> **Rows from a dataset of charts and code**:
● ● ●

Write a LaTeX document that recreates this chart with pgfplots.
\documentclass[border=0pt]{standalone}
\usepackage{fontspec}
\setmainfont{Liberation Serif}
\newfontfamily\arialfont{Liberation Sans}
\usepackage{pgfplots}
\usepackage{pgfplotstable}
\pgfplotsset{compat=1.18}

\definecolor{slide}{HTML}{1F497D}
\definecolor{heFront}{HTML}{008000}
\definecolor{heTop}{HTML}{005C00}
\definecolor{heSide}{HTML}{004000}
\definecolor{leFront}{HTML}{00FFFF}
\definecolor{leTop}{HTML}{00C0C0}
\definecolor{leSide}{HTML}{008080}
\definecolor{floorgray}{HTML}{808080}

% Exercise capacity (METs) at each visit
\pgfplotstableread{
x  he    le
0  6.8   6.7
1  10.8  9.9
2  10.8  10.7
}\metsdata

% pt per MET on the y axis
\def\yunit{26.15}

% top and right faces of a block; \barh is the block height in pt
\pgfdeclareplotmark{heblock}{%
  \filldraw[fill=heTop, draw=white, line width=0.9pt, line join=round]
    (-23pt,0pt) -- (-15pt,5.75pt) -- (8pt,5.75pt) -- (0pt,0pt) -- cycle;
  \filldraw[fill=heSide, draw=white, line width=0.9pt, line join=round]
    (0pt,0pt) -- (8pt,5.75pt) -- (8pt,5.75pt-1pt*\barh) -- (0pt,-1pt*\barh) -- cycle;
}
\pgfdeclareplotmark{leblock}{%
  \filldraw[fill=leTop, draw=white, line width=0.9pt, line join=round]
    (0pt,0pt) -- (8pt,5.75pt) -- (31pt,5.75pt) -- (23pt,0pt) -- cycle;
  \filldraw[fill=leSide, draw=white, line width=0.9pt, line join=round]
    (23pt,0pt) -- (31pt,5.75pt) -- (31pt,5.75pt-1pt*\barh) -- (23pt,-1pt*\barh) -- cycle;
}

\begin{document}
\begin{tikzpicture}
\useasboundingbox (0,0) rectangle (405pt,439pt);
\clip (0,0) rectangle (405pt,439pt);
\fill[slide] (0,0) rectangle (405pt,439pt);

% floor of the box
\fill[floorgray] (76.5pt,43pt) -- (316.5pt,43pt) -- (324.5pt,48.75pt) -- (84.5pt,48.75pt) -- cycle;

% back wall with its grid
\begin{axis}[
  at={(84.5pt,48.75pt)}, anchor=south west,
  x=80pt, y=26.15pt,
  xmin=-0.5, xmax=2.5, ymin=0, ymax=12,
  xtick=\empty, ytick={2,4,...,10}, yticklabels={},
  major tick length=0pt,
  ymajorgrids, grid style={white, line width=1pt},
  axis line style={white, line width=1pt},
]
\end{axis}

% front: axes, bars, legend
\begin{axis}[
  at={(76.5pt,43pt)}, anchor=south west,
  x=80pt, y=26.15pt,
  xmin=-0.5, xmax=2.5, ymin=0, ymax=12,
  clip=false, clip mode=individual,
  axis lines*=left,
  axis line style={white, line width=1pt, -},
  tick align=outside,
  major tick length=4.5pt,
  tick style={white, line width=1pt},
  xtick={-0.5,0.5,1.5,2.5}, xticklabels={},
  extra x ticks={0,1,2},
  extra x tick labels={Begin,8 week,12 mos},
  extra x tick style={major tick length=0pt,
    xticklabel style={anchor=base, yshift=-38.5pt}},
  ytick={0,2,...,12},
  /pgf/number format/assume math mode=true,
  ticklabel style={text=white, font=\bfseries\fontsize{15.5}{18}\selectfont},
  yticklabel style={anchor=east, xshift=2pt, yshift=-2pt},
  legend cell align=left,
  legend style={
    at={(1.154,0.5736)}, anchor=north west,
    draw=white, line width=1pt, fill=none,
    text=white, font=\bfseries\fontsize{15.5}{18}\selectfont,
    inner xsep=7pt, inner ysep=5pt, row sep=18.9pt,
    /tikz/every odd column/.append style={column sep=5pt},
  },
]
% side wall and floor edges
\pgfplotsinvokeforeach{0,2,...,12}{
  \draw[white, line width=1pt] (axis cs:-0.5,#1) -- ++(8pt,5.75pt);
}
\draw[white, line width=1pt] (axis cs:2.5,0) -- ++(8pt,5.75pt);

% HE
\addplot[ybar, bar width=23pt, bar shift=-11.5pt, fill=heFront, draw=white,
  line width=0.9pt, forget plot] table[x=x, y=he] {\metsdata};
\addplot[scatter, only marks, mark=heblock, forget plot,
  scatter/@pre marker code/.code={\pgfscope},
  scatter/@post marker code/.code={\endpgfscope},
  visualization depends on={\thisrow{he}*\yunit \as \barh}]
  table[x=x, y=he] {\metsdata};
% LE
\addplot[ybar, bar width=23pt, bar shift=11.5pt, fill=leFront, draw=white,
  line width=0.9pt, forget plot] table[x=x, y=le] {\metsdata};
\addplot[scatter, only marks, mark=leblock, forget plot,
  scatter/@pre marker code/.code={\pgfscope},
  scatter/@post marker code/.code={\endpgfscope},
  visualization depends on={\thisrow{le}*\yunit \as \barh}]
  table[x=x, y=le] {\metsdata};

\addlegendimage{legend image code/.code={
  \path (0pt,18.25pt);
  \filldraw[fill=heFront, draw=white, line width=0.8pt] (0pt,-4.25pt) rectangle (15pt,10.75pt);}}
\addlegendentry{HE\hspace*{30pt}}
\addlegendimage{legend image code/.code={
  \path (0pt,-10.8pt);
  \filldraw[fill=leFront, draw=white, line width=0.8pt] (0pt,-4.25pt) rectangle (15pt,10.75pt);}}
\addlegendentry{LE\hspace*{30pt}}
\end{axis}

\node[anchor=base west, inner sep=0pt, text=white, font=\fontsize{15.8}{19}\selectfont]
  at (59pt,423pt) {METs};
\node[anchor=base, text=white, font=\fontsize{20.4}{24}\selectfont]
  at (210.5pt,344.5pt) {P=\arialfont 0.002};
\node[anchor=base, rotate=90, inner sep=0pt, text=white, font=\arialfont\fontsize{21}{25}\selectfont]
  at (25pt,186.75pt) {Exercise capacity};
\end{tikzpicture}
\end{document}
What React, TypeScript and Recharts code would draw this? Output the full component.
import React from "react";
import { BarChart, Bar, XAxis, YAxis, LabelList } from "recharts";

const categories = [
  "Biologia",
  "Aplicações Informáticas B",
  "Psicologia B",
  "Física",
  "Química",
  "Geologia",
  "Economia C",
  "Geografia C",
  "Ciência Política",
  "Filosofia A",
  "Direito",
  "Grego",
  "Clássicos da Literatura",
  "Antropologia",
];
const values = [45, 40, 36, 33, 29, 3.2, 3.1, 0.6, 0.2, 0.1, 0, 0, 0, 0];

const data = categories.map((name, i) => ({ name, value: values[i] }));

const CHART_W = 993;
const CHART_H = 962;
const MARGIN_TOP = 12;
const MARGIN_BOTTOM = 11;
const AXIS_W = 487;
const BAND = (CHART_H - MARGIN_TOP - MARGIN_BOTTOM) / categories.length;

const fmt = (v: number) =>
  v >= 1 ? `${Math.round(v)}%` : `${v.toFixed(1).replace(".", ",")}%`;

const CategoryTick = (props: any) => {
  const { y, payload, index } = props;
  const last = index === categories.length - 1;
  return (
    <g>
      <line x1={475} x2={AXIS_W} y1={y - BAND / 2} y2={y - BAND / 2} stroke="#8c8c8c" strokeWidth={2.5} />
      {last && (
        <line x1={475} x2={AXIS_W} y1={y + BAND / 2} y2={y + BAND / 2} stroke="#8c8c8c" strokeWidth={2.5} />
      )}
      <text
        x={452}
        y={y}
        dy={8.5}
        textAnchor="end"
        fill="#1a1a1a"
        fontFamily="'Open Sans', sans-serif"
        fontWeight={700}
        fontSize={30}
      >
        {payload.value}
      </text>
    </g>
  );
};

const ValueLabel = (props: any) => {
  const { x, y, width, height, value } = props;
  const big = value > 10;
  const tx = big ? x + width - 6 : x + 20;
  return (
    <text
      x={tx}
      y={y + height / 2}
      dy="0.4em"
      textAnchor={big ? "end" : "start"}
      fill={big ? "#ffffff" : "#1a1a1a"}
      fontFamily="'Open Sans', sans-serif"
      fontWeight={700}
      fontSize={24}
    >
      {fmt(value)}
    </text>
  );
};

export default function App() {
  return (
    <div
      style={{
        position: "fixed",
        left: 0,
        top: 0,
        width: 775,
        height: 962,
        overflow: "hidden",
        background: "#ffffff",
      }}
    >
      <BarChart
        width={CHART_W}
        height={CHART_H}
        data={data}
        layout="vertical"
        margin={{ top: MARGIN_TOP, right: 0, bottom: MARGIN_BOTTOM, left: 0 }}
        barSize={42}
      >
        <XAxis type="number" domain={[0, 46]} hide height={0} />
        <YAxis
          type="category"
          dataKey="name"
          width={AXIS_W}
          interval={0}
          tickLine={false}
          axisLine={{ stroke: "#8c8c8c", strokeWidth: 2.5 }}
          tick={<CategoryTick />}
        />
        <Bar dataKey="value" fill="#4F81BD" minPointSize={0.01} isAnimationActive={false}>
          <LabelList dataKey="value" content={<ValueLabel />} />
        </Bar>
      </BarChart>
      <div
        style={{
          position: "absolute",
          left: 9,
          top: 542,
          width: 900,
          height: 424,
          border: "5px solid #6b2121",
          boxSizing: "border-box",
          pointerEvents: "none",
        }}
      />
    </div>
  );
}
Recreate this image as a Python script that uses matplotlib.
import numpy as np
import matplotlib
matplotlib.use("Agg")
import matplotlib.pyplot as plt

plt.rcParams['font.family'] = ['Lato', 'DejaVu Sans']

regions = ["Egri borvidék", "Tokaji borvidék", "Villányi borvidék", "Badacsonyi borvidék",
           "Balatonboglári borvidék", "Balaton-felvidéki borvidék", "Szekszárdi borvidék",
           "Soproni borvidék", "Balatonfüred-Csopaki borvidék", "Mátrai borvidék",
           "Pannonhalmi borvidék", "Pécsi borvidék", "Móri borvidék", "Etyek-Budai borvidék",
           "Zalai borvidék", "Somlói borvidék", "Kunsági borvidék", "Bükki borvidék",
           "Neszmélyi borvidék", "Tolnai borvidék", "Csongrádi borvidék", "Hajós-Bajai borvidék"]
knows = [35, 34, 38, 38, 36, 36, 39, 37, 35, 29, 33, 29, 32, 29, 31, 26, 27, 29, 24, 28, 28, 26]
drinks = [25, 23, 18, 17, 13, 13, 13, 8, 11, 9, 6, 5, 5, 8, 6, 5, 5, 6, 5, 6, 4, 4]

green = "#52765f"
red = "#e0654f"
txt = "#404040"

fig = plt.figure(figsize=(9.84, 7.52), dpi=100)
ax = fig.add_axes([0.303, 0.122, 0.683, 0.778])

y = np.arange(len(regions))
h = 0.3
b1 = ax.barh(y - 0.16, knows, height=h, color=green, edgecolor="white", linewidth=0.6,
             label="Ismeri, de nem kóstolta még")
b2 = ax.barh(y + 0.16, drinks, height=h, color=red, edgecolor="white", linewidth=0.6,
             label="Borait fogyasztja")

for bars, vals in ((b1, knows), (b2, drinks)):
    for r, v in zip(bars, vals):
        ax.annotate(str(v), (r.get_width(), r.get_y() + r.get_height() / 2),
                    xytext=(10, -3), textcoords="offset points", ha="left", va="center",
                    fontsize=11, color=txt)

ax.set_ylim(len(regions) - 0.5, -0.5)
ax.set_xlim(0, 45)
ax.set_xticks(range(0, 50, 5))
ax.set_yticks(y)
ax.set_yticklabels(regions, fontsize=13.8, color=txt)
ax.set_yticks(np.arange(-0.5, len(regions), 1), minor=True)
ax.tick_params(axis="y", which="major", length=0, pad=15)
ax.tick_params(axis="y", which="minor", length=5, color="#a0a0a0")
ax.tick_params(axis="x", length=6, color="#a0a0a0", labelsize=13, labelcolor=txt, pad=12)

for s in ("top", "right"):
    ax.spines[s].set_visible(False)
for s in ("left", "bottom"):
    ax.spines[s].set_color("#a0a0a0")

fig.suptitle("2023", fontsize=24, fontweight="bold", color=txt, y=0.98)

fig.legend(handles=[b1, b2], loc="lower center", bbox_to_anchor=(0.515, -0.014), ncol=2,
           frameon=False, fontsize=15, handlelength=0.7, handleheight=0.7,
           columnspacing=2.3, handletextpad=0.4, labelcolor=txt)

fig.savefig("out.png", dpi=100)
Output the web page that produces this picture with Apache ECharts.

● ● ●

> **Set problem**:
Find every line in the records that contains the word "matplotlib"; copy those lines.

> **Exercise output**:
Recreate this image as a Python script that uses matplotlib.
import matplotlib
matplotlib.use("Agg")
import matplotlib.pyplot as plt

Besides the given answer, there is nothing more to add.